By Dan McCaffery for the Sarnia Observer
He introduced a form of ‘workfare’ more than half a century before Ontario Premier Mike Harris came up with the same idea.
Homer J. Lockhart, who was elected our 50th Mayor in 1933, headed the Council that forced unemployed people to work for what was known in those days as ‘relief’.
Born in Sarnia on July 21, 1888, Lockhart toiled in a local lumber mill as a teenager.
After graduating from Sarnia Business College, he entered the insurance business, eventually becoming President of City Insurance.
In 1930, Lockhart was elected to Council as an Alderman, holding that post for three years before winning the Mayor’s chair at the beginning of 1933.
There could hardly have been a more difficult time to be in office. The Great Depression was in full swing and almost 2,300 of Sarnia’s 18,000 residents were on relief.
Mayor Lockhart’s Council increased the level of assistance to the poor by almost 200 per cent, spending $30,000.00 on relief that year.
At the same time, however, Council insisted that able-bodied men work for their cheques. As a result, they were soon shovelling snow, cutting wood and performing other chores.
Unemployed men were allowed to keep any of the wood they cut and Council also allowed them to grow vegetable gardens on vacant Municipal lots.
Next, Mayor Lockhart turned to young people for help. Specifically, he visited every school in the City to ask students to donate clothing to the needy. Two days after he visited his last classroom The Observer was able to report “the response to the appeal for clothing issued by Mayor Homer Lockhart to the pupils of the public and separate schools has been gratifying and at noon today the receptacles in the various schools were filled”.
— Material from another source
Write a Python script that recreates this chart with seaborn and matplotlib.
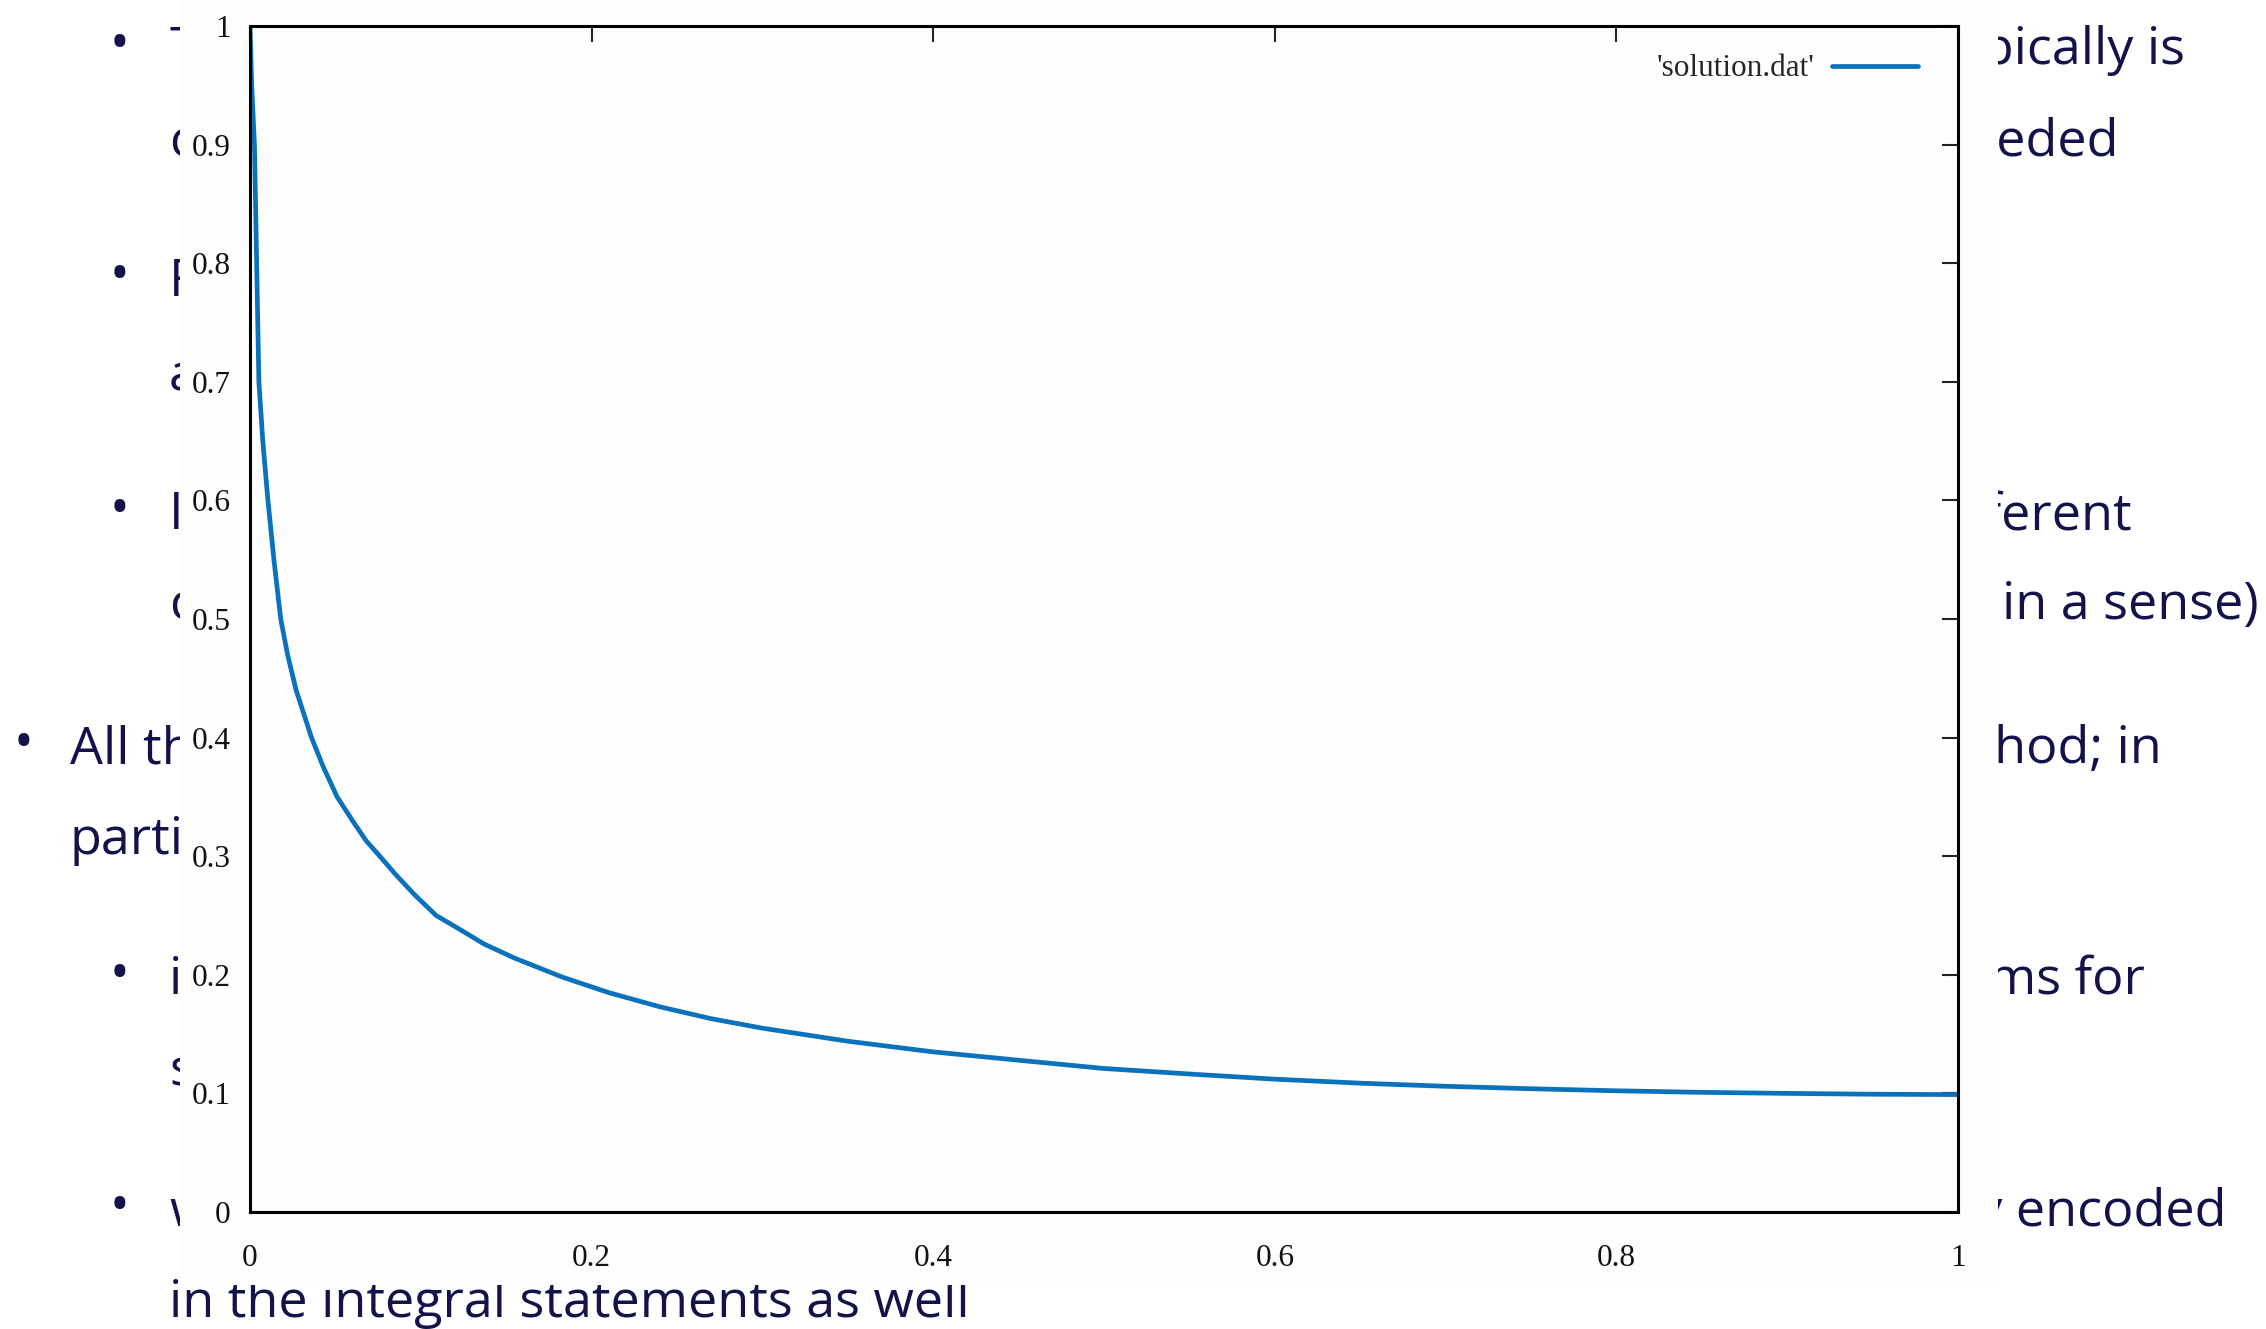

Despite the huge increase in relief spending that year, Council was able to cut taxes by reducing expenditures in other areas.
In addition to his interest in politics, Mayor Lockhart served two terms as President of the local Chamber of Commerce and was President of both the Rotary Club and The Sarnia Golf and Curling Club.
He married Nellie Smith and they had three children.
He died on December 21, 1963, at age 75.